The Final Stretch of the ChiPy Mentorship Program
I can’t believe that there are only 3 more weeks left in the mentorship program. Over the last couple of months I’ve gotten much more comfortable with Python and it’s powerful libraries like Pandas. Through our different project nights, I’ve gotten see how object oriented programming, data science, and web development is done in Python. I’ve honestly never done such a wide variety of applications in such a short period of time. Since I am a college student, I am taking classes like Urban Planning Analysis and Probability/Statistics. In both of these classes, playing around in jupyter notebook allowed me to experiment and visualize different concepts.
I also got the chance to participate in the Dare Mighty Things hackathon last month where my team and I won the Best Voice Experience for Ulta Beauty using Google Cloud prize.
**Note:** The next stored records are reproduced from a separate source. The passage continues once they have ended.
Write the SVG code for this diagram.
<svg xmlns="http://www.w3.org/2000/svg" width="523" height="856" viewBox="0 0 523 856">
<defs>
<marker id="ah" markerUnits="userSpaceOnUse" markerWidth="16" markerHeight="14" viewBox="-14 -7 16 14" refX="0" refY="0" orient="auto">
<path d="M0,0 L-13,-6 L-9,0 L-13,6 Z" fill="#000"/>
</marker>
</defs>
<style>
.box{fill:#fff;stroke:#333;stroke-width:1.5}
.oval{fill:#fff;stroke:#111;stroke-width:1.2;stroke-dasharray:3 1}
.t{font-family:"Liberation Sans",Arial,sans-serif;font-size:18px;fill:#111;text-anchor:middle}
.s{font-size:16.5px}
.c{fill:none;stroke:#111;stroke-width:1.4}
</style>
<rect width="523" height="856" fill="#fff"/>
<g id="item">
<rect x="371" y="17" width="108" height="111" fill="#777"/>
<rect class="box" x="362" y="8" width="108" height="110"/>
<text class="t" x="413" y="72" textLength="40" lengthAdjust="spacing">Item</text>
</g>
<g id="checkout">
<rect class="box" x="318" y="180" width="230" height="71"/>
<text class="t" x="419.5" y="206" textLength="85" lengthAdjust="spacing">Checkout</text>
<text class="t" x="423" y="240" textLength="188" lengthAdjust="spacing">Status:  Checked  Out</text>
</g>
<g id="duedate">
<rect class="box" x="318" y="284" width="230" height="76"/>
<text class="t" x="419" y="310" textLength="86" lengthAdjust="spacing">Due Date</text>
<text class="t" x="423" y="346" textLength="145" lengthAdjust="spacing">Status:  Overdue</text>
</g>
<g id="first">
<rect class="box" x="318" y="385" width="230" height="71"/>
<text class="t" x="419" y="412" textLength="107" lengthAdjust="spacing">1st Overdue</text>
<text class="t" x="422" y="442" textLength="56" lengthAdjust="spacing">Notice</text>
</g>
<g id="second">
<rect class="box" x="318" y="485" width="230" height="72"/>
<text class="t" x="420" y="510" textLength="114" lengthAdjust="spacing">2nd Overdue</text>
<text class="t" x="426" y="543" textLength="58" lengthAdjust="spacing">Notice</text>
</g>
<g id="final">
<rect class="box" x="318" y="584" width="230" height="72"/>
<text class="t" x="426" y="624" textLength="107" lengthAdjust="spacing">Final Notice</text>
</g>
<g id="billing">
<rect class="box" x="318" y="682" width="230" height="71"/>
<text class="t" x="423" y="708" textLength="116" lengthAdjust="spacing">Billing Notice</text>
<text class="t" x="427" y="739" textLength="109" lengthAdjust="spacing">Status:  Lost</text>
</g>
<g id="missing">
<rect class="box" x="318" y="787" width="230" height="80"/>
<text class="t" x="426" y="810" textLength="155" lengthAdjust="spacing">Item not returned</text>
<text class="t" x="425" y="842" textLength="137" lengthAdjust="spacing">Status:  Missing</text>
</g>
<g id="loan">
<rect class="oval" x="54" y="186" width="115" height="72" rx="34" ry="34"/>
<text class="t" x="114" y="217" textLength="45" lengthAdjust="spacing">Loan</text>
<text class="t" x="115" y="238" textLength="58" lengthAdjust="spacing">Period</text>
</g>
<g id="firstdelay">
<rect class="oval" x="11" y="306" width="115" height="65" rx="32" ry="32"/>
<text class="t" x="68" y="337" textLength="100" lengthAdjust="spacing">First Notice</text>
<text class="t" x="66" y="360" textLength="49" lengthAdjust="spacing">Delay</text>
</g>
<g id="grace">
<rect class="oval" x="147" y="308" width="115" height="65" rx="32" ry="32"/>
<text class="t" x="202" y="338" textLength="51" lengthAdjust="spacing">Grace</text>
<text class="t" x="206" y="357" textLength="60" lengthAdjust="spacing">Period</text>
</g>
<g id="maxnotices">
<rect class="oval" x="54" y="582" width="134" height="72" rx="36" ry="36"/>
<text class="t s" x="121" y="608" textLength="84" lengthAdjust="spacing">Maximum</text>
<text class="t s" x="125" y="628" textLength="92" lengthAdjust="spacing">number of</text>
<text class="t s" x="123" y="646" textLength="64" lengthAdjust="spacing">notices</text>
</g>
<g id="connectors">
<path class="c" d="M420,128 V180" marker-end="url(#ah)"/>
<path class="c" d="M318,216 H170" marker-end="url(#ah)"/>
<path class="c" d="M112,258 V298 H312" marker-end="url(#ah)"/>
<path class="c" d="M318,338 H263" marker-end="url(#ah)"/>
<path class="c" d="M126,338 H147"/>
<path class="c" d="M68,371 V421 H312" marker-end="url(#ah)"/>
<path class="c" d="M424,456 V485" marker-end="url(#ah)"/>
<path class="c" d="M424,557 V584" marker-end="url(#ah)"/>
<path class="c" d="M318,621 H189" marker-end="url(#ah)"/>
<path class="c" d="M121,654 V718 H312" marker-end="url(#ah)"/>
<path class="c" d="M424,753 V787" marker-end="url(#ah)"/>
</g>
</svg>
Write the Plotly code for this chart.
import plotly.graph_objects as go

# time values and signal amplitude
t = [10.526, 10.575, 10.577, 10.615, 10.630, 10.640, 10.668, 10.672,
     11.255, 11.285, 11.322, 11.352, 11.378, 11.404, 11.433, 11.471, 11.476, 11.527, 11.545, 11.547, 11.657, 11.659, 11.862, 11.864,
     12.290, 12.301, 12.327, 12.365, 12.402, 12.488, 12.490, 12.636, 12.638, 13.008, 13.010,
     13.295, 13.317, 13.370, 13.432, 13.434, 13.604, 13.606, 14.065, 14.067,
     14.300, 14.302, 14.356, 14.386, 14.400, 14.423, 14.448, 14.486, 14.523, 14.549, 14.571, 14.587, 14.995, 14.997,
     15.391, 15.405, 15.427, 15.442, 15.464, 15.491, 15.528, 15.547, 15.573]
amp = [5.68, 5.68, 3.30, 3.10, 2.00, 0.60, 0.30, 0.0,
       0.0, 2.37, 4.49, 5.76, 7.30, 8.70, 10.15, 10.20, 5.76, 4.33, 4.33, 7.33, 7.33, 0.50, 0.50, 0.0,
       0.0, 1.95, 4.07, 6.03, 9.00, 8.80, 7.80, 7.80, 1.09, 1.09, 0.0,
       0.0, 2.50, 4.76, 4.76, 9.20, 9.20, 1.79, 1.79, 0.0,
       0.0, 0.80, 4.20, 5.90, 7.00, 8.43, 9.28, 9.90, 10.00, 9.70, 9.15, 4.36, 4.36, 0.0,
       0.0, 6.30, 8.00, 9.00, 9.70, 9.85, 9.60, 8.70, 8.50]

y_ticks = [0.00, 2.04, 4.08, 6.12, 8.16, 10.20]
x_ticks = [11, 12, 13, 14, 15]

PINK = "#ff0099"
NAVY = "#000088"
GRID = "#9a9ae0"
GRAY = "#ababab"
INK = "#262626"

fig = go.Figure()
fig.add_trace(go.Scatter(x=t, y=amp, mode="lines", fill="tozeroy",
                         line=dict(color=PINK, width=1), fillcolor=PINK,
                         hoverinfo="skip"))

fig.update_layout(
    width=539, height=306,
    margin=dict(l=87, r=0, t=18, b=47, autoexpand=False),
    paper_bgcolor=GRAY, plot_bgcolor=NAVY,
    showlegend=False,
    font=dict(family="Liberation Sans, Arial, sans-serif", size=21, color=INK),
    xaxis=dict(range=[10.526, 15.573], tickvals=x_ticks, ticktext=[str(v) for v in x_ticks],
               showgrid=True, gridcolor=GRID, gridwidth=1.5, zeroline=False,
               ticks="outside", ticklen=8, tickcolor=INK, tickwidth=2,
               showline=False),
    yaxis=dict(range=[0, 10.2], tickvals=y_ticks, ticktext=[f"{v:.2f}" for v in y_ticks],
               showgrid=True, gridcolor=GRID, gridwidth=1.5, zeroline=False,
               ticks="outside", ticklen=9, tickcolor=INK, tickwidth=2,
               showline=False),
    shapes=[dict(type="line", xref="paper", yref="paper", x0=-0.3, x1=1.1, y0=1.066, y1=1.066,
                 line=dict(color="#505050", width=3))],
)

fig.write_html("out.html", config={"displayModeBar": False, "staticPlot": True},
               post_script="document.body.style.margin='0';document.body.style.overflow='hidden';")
This is the first hackathon I’ve won and where I felt confident in contributing with my team. Using Python to prototype an application and having a demo prepared in less than 24 hours means that we all had to contribute to the fullest of our abilities. I have never been able to accomplish this in Java or C++. In another case, I am also building a basic application with my Database Systems group using Flask and I was able to set up the backend+PostgreSQL for all three of our systems. Through the different projects I have been applying myself in and the mentorship I’ve received, it is becoming easier to spot errors in application and faster to fix them. I am immensely grateful for the mentorship and guidance Kevin has provided, and ChiPy for this opportunity to push myself.